Discussion in 'General Education' started by Backroads, Oct 26, 2018.
Nov 5, 2018
This was my high school history teacher!
Nov 21, 2018
Tonight I listened to Radiolab's podcast from Oct. 30, 2018, War of the Worlds. This production's documentary went into much detail on how people were misled by Orson Welles's broadcast (80 years ago) and similar media presentations afterwards. The documentary also explains how the brain makes connections among current information and previous media information, something I've never really considered; in the podcast's example, the Hindenburg disaster and Hitler kind of ripened listeners to believe that something disastrous could truly be occurring in New Jersey and elsewhere. (Some even figured that the supposed Martians were actually some type of weaponry from Germany). At the end of the documentary, a hodgepodge of examples from current news stories explains how people are intrigued by a media's presentation and then led along with the story. My thoughts were, for high school/college students, this would be an excellent teaching resource on discerning media, including, of course, political news. My only concern was the mildly strong language and that the actual broadcast of the Hindenburg disaster which might be difficult for sensitive students.
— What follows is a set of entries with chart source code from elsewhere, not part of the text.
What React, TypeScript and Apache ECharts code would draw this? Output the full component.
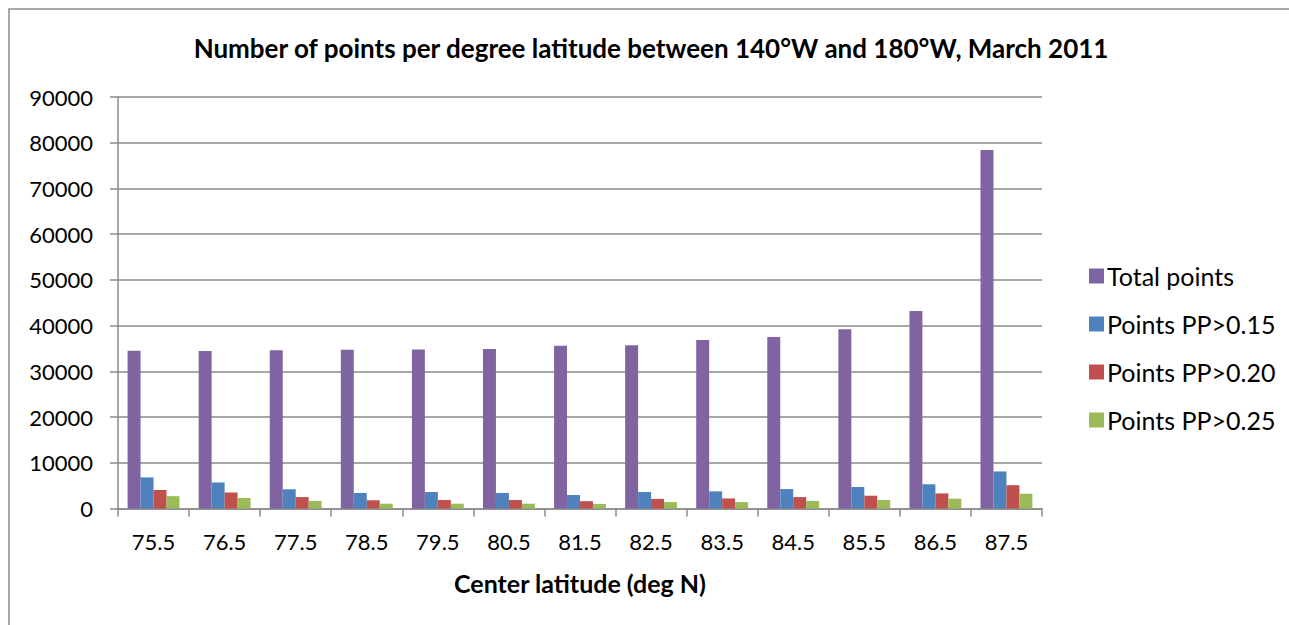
import React, { useEffect, useRef } from "react";
import * as echarts from "echarts";

const categories = ["75.5", "76.5", "77.5", "78.5", "79.5", "80.5", "81.5", "82.5", "83.5", "84.5", "85.5", "86.5", "87.5"];
const totalPoints = [34500, 34450, 34600, 34700, 34800, 34900, 35600, 35700, 36850, 37500, 39200, 43200, 78400];
const pp015 = [6800, 5700, 4200, 3400, 3600, 3400, 2950, 3600, 3750, 4250, 4700, 5300, 8100];
const pp020 = [4050, 3500, 2500, 1800, 1850, 1850, 1600, 2100, 2200, 2500, 2800, 3300, 5100];
const pp025 = [2700, 2300, 1650, 1050, 1050, 1050, 1000, 1400, 1400, 1650, 1850, 2150, 3200];
const seriesNames = ["Total points", "Points PP>0.15", "Points PP>0.20", "Points PP>0.25"];
const colors = ["#8064A2", "#4F81BD", "#C0504D", "#9BBB59"];

const FONT = "Lato, 'Open Sans', sans-serif";
const GRAY = "#8a8a8a";

export default function App() {
  const ref = useRef<HTMLDivElement>(null);
  useEffect(() => {
    if (!ref.current) return;
    const chart = echarts.init(ref.current, undefined, { renderer: "svg" });
    const data = [totalPoints, pp015, pp020, pp025];
    chart.setOption({
      animation: false,
      backgroundColor: "#ffffff",
      textStyle: { fontFamily: FONT },
      title: {
        text: "Number of points per degree latitude between 140°W and 180°W, March 2011",
        left: 646,
        top: 30,
        textAlign: "center",
        textStyle: { fontFamily: FONT, fontSize: 26, fontWeight: "bold", color: "#000" },
      },
      legend: {
        orient: "vertical",
        left: 1084,
        top: 258,
        itemWidth: 15,
        itemHeight: 15,
        itemGap: 22,
        itemStyle: { borderWidth: 0 },
        icon: "rect",
        data: seriesNames,
        textStyle: { fontFamily: FONT, fontSize: 25, color: "#000", lineHeight: 26, padding: [0, 0, 0, -2] },
      },
      grid: { left: 118, right: 247, top: 97, bottom: 116.5, containLabel: false },
      xAxis: {
        type: "category",
        data: categories,
        name: "Center latitude (deg N)",
        nameLocation: "middle",
        nameGap: 62,
        nameTextStyle: { fontFamily: FONT, fontSize: 25, fontWeight: "bold", color: "#000" },
        axisLine: { lineStyle: { color: GRAY, width: 1.5 } },
        axisTick: { show: true, length: 8, lineStyle: { color: GRAY, width: 1.5 } },
        axisLabel: { fontFamily: FONT, fontSize: 22, color: "#000", margin: 22 },
      },
      yAxis: {
        type: "value",
        min: 0,
        max: 90000,
        interval: 10000,
        axisLine: { show: true, lineStyle: { color: GRAY, width: 1.5 } },
        axisTick: { show: true, length: 8, lineStyle: { color: GRAY, width: 1.5 } },
        axisLabel: {
          fontFamily: FONT,
          fontSize: 22,
          color: "#000",
          margin: 25,
          formatter: (v: number) => String(v),
        },
        splitLine: { show: true, lineStyle: { color: GRAY, width: 1.5 } },
      },
      graphic: [
        {
          type: "rect",
          shape: { x: 9, y: 9, width: 1400, height: 800 },
          style: { fill: "none", stroke: "#8c8c8c", lineWidth: 1.5 },
          silent: true,
          z: -1,
        },
      ],
      series: seriesNames.map((name, i) => ({
        name,
        type: "bar",
        data: data[i],
        barGap: "0%",
        barCategoryGap: "27%",
        itemStyle: { color: colors[i] },
      })),
    });
    return () => chart.dispose();
  }, []);
  return (
    <div
      ref={ref}
      style={{ position: "fixed", left: 0, top: 0, width: 1289, height: 625, background: "#fff" }}
    />
  );
}
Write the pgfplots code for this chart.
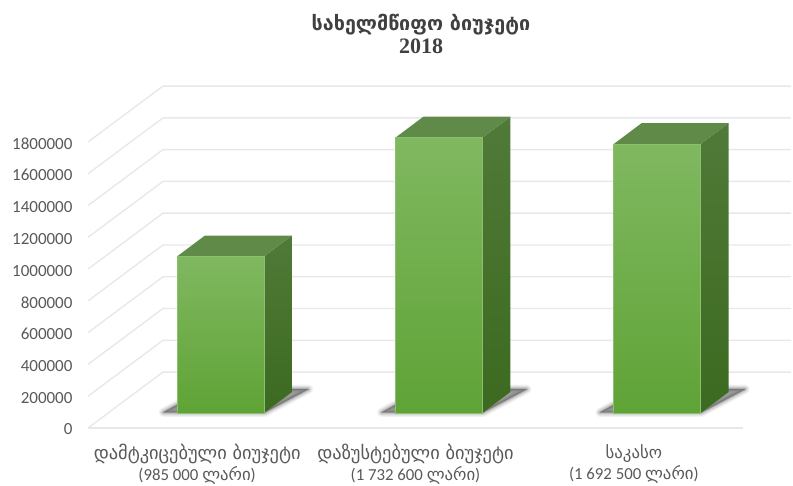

Rather than focusing on specific politics, the discussion could focus more on what can psychologically or socially effect our discernment of media. Older persons might be able to share their experience of October 1938. My mother was only 5 at the time, but she recalls sitting at a meeting in her church and someone came into the service to announce the Martian invasion. This caused an elderly lady in the church to have a heart attack. On the fun side, perhaps an episode of the original Flintstones could also be shown which parodied War of the Worlds with an "invasion" of a new singing group, the Way Outs.
Nov 23, 2018
I think it is incredibly unprofessional for any teacher to share his or her personal political views. A lot of teachers I have worked with did so and I always lost respect for them.
Nov 26, 2018
I don't know if I agree that teachers have an obligation to teach "all sides" or "all perspectives". There are some perspectives that don't really represent legitimate argument and fall instead into conspiracy theory or faith-based argument.
I don't even know how one would even begin to attempt to teach "all sides"... there's a reason political/religious courses can be so long and entangled... there's a lot to go over.
I suppose I say stick with the curriculum.
I'd imagine it's more "discuss the main views, then share how to critically think about all views one might encounter". We might talk about a couple viewpoints of a situation, but then acknowledge there might be more, and how we might approach thinking / processing those.